(Exercise):
Output nothing but the lines from the one with "Generate a Python" through the one with "3.96e9, 3.84e9, 3.72e9]", including both. Leave the pictures out of the copy.
+--
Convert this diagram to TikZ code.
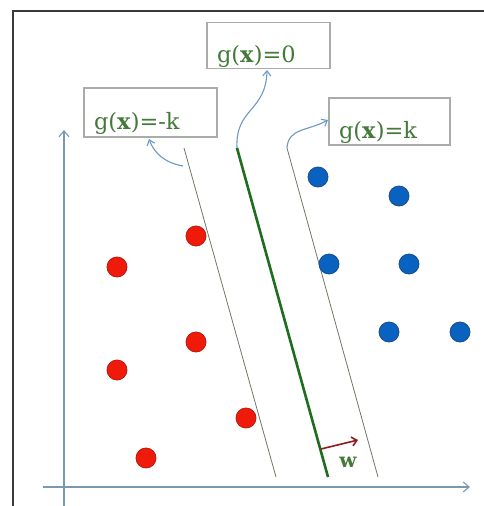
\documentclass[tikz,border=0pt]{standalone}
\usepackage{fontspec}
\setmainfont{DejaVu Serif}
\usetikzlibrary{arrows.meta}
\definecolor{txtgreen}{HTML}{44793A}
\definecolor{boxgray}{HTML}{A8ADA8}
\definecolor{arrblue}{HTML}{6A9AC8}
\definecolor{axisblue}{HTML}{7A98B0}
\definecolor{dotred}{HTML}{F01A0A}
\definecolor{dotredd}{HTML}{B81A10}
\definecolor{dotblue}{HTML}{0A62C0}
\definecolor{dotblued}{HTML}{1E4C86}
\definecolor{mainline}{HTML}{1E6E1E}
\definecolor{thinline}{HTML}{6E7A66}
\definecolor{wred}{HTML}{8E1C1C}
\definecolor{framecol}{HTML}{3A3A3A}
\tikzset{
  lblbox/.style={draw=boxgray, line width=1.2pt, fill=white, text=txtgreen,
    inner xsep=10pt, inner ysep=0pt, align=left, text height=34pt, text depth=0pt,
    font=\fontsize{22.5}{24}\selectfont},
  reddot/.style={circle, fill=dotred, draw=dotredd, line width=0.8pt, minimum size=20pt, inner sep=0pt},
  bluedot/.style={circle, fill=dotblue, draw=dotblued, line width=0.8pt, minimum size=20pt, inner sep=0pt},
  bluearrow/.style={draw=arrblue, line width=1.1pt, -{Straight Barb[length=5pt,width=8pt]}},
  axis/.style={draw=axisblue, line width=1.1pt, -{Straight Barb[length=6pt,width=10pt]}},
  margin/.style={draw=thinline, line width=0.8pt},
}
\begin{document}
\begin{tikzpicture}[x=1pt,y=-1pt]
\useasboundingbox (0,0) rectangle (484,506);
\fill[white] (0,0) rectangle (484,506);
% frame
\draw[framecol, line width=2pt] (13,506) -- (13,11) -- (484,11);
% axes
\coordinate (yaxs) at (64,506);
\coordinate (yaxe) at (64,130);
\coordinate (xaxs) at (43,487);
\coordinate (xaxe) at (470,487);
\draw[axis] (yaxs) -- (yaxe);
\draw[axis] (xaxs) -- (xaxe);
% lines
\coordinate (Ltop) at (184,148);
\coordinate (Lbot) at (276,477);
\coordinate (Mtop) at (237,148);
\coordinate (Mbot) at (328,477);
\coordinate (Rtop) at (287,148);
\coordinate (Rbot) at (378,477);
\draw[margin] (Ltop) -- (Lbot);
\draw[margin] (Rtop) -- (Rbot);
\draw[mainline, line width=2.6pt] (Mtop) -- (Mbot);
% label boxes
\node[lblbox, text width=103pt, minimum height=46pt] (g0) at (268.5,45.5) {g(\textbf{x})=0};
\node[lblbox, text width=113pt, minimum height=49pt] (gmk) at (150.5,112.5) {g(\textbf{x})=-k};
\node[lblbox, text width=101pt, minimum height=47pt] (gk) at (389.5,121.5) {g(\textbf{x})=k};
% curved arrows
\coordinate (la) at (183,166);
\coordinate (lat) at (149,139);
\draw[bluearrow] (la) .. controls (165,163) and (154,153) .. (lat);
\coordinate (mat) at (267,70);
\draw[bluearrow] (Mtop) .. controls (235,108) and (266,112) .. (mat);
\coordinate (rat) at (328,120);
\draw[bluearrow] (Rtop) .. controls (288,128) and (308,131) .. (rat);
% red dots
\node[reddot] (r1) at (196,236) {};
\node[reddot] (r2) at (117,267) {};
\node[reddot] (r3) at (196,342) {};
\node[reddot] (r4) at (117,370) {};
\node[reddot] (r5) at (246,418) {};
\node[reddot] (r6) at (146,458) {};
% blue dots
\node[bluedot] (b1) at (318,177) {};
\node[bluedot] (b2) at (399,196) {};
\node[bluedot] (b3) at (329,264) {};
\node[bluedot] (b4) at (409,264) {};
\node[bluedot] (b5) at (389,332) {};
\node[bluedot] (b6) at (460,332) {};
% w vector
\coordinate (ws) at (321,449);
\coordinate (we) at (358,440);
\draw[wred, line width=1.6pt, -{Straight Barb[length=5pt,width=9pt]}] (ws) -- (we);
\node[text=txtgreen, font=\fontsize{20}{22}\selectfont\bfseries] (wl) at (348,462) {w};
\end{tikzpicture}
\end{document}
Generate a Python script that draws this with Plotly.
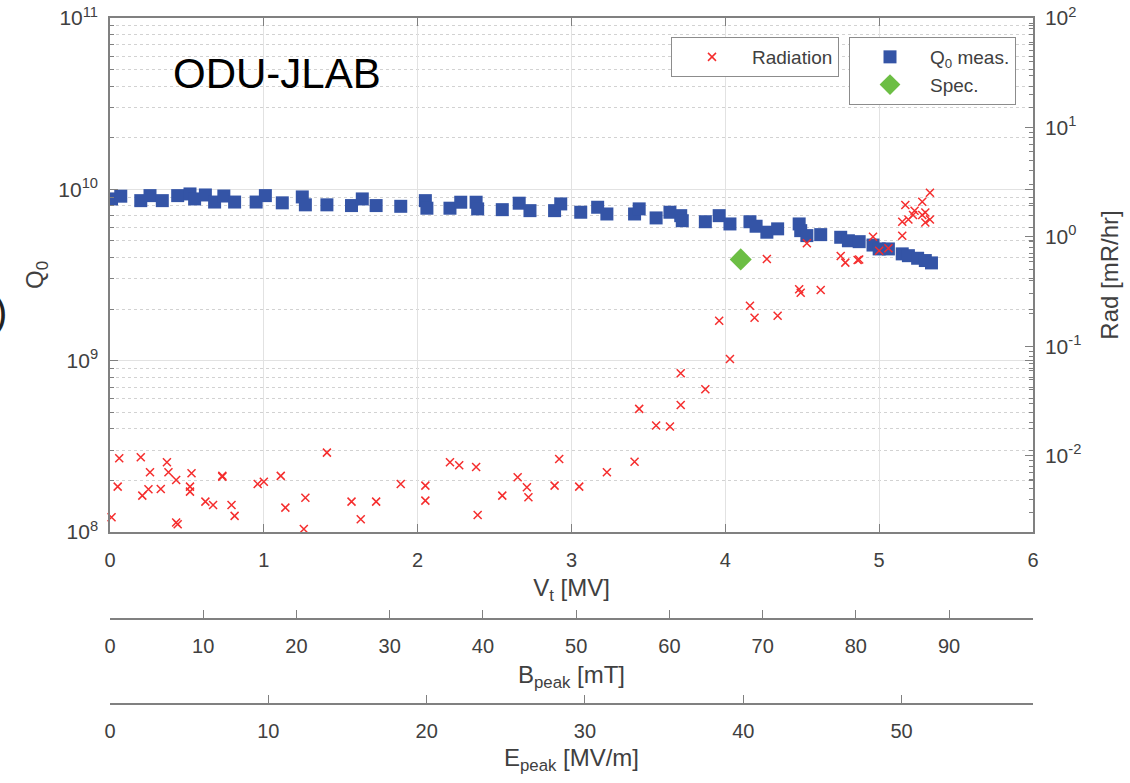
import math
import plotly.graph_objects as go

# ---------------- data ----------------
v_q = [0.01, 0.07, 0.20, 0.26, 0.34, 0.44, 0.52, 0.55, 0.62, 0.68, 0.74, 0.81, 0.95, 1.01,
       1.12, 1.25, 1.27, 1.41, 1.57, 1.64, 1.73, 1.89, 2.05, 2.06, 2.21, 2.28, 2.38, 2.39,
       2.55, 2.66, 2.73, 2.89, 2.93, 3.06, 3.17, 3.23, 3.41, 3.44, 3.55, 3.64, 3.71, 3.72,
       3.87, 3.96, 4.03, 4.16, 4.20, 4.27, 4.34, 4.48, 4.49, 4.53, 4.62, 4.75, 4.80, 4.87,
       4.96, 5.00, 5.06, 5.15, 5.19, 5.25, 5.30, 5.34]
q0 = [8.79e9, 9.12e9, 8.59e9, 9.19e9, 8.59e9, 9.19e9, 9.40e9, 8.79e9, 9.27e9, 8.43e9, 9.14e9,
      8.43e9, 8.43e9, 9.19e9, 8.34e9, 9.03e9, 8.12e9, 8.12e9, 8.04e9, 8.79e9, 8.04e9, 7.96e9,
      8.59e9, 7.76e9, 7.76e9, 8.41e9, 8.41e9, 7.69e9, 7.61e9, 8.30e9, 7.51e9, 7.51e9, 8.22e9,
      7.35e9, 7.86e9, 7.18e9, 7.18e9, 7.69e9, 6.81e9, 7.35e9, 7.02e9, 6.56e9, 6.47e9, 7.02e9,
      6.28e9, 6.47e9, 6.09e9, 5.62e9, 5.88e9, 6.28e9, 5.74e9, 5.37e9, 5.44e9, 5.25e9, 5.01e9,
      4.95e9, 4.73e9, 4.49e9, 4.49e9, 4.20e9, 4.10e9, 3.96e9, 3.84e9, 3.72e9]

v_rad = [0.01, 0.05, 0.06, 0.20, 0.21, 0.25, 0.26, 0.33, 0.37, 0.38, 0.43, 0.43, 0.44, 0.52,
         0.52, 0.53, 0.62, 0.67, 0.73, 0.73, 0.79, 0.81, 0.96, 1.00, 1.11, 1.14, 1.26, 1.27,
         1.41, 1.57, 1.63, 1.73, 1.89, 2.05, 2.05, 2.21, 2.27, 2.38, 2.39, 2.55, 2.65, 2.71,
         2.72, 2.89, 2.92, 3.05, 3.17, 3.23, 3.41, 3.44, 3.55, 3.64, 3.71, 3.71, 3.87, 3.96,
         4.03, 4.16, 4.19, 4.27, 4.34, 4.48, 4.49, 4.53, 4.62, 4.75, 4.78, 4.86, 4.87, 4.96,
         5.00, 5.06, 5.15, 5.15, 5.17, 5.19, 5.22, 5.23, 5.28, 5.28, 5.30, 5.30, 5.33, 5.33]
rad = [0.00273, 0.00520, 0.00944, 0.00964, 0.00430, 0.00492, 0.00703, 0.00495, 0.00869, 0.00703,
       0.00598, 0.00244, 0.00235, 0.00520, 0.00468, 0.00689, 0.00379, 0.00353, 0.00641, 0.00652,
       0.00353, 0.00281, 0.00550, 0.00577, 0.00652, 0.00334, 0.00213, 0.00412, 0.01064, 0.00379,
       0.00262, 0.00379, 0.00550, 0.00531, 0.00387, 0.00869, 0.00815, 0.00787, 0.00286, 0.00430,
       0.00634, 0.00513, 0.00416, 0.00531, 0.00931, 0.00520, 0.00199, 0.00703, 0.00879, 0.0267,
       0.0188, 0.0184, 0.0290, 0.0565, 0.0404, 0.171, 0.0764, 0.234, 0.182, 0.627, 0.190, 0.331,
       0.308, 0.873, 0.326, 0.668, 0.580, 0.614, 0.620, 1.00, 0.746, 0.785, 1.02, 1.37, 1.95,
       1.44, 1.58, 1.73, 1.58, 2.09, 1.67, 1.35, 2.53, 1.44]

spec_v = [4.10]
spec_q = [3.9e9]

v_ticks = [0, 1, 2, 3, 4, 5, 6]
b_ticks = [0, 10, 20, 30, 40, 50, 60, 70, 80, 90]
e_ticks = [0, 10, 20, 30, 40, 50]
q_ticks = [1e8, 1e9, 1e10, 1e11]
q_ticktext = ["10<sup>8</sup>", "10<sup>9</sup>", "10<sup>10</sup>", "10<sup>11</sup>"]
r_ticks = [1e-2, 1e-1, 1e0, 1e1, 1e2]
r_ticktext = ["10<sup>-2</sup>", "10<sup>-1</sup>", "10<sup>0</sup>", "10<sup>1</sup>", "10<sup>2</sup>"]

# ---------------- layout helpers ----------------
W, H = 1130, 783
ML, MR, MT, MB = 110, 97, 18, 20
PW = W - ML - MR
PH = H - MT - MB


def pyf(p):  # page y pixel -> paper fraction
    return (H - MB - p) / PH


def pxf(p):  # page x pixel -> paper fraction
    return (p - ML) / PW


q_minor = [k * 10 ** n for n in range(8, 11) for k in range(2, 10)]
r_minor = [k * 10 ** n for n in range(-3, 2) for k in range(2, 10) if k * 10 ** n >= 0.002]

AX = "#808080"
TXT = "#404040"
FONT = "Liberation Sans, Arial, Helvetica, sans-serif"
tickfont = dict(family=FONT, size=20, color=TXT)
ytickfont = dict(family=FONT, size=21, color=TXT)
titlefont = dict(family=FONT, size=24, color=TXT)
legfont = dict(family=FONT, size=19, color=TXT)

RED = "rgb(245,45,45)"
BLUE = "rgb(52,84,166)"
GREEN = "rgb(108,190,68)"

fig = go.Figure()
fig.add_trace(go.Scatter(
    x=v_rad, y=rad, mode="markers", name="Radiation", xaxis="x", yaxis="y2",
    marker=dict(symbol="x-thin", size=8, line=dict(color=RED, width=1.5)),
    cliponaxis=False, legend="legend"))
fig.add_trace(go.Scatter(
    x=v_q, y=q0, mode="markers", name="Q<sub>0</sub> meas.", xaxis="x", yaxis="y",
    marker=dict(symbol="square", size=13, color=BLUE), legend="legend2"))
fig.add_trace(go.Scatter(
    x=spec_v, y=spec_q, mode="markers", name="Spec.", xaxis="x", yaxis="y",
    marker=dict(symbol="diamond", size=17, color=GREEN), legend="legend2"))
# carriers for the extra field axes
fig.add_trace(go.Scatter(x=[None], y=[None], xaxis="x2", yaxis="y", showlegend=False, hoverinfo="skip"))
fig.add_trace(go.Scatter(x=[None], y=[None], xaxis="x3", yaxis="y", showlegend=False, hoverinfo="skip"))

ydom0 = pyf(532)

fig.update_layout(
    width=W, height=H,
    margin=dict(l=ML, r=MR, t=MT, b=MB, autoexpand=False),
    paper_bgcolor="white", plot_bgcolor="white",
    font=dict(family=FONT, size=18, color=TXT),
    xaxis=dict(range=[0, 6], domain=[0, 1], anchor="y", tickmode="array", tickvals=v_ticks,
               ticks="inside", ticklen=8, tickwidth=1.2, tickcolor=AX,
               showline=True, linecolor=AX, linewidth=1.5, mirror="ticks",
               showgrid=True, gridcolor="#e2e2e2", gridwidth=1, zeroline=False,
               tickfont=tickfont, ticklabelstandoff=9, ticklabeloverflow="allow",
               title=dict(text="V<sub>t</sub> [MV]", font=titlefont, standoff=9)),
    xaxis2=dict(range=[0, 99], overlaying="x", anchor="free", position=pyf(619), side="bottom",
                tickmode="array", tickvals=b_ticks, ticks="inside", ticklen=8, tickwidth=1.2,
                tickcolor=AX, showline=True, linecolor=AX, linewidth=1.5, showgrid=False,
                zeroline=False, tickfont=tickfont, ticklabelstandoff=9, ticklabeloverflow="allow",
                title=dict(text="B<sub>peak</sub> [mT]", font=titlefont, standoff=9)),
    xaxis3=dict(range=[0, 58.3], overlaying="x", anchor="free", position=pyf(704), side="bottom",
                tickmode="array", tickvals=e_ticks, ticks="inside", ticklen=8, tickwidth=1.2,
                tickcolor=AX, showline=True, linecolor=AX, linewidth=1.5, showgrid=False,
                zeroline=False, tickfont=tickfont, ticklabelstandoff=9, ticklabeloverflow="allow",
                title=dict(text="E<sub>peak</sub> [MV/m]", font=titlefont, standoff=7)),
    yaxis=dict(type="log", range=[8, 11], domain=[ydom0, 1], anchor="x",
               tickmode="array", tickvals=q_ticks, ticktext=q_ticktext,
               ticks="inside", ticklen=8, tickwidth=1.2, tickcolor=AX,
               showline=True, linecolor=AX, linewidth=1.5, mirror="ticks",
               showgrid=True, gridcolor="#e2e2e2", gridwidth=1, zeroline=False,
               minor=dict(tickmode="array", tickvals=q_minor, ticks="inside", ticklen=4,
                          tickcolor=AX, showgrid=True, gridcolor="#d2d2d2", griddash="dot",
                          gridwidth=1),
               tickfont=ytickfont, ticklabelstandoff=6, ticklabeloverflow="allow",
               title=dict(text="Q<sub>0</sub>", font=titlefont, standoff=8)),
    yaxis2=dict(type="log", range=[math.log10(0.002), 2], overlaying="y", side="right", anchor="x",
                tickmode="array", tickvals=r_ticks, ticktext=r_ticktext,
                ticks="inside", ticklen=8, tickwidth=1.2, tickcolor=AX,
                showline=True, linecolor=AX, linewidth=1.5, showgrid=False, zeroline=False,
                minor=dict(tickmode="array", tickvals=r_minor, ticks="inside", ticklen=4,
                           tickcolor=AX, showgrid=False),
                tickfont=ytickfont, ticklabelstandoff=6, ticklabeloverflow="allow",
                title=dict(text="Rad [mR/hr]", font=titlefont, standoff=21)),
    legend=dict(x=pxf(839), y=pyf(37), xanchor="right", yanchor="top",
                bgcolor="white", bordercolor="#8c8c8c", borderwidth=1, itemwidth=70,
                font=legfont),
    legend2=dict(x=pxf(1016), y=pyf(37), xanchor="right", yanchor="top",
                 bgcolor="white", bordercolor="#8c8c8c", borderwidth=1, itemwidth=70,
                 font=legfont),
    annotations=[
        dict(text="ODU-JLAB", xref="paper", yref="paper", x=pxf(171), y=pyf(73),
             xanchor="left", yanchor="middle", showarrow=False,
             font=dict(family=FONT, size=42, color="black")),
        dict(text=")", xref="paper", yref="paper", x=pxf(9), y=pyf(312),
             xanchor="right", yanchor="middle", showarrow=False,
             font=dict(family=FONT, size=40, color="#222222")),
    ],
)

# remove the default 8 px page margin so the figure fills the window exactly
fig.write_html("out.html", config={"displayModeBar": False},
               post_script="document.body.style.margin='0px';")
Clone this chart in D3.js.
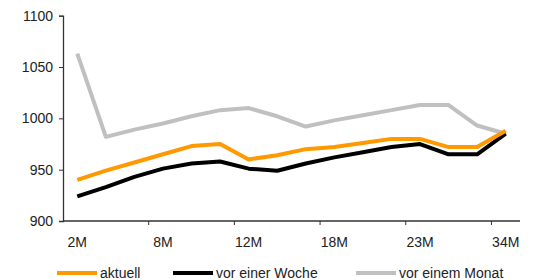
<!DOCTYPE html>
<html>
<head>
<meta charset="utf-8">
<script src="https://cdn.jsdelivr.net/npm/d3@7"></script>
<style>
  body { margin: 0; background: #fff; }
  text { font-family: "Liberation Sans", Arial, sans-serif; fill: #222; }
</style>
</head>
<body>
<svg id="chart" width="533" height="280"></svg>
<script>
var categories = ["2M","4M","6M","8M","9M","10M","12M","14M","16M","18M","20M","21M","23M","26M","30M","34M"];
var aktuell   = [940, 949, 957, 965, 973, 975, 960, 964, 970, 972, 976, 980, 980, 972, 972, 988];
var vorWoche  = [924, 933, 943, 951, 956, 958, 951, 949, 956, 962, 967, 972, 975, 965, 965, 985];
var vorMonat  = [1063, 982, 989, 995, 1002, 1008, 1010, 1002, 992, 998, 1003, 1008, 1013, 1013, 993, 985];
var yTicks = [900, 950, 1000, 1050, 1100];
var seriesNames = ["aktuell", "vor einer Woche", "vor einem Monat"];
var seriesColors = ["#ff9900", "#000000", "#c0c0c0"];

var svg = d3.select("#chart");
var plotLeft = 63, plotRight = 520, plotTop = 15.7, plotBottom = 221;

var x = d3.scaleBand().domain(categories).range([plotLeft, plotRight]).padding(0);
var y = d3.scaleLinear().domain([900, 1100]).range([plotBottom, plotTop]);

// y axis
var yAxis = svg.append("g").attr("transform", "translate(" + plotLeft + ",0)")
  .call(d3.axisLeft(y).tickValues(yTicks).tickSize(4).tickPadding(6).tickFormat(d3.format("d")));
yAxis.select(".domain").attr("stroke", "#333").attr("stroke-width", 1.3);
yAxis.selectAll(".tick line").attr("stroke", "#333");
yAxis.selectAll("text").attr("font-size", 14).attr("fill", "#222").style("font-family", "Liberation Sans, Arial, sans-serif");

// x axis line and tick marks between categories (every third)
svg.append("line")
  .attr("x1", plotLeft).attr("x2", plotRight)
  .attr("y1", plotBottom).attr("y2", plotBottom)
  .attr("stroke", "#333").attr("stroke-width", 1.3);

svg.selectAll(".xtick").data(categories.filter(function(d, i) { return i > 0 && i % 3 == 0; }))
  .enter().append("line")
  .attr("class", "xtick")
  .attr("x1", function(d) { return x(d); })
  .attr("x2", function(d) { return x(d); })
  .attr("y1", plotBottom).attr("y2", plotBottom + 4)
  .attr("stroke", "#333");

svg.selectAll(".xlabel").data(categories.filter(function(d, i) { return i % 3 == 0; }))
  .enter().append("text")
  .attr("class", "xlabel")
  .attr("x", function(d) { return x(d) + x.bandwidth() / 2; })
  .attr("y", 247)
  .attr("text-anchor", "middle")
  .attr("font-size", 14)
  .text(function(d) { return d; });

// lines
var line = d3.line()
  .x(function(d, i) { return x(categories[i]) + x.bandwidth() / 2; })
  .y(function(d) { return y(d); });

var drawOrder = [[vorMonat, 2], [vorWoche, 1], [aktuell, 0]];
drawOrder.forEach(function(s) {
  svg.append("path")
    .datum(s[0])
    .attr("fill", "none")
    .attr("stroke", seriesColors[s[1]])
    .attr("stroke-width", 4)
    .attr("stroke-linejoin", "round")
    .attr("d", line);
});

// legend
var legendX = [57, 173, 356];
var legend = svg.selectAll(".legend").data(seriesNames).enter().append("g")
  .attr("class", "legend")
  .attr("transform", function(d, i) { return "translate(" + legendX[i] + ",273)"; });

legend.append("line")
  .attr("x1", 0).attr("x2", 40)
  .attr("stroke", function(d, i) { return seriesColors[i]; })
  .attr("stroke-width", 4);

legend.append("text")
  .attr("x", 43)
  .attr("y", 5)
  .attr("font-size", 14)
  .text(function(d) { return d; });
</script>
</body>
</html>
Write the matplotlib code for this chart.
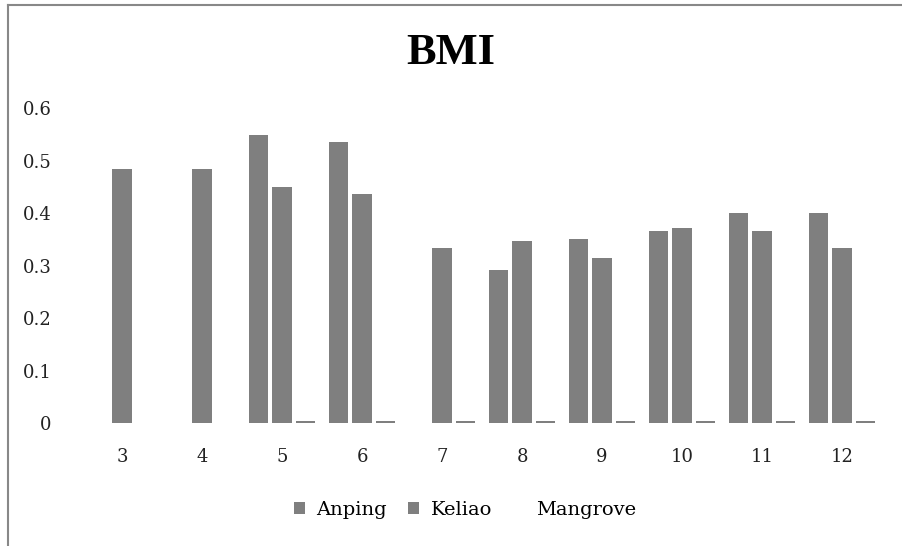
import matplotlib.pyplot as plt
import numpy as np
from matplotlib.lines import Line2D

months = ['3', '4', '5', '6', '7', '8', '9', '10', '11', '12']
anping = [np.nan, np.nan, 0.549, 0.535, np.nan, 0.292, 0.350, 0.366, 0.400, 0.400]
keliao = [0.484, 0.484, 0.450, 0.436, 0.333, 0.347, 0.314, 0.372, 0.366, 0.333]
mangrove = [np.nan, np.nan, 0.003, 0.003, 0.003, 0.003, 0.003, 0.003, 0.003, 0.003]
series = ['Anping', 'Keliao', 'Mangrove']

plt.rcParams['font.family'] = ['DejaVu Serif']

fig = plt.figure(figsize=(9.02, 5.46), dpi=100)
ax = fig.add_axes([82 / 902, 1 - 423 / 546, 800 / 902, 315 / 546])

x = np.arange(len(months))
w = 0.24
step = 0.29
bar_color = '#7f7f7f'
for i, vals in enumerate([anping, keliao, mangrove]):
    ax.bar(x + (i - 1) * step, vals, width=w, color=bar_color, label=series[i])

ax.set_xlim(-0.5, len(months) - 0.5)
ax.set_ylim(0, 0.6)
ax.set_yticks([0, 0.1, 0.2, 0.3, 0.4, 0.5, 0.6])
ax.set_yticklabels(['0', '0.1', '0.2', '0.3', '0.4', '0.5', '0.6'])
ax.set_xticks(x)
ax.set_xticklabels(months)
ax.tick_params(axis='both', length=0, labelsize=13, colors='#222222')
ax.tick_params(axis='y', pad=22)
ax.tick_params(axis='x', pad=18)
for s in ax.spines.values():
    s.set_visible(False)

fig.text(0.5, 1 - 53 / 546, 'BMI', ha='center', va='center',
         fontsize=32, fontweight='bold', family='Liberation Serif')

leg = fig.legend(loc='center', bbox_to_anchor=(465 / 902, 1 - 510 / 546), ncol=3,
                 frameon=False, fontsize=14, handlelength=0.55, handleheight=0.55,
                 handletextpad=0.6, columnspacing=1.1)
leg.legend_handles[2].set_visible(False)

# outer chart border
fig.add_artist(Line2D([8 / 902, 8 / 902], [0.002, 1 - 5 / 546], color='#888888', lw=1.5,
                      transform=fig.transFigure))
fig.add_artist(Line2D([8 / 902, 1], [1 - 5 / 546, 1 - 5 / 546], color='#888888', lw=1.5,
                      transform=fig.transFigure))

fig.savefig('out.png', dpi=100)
+--
(Full output):
Generate a Python script that draws this with Plotly.
import math
import plotly.graph_objects as go

# ---------------- data ----------------
v_q = [0.01, 0.07, 0.20, 0.26, 0.34, 0.44, 0.52, 0.55, 0.62, 0.68, 0.74, 0.81, 0.95, 1.01,
       1.12, 1.25, 1.27, 1.41, 1.57, 1.64, 1.73, 1.89, 2.05, 2.06, 2.21, 2.28, 2.38, 2.39,
       2.55, 2.66, 2.73, 2.89, 2.93, 3.06, 3.17, 3.23, 3.41, 3.44, 3.55, 3.64, 3.71, 3.72,
       3.87, 3.96, 4.03, 4.16, 4.20, 4.27, 4.34, 4.48, 4.49, 4.53, 4.62, 4.75, 4.80, 4.87,
       4.96, 5.00, 5.06, 5.15, 5.19, 5.25, 5.30, 5.34]
q0 = [8.79e9, 9.12e9, 8.59e9, 9.19e9, 8.59e9, 9.19e9, 9.40e9, 8.79e9, 9.27e9, 8.43e9, 9.14e9,
      8.43e9, 8.43e9, 9.19e9, 8.34e9, 9.03e9, 8.12e9, 8.12e9, 8.04e9, 8.79e9, 8.04e9, 7.96e9,
      8.59e9, 7.76e9, 7.76e9, 8.41e9, 8.41e9, 7.69e9, 7.61e9, 8.30e9, 7.51e9, 7.51e9, 8.22e9,
      7.35e9, 7.86e9, 7.18e9, 7.18e9, 7.69e9, 6.81e9, 7.35e9, 7.02e9, 6.56e9, 6.47e9, 7.02e9,
      6.28e9, 6.47e9, 6.09e9, 5.62e9, 5.88e9, 6.28e9, 5.74e9, 5.37e9, 5.44e9, 5.25e9, 5.01e9,
      4.95e9, 4.73e9, 4.49e9, 4.49e9, 4.20e9, 4.10e9, 3.96e9, 3.84e9, 3.72e9]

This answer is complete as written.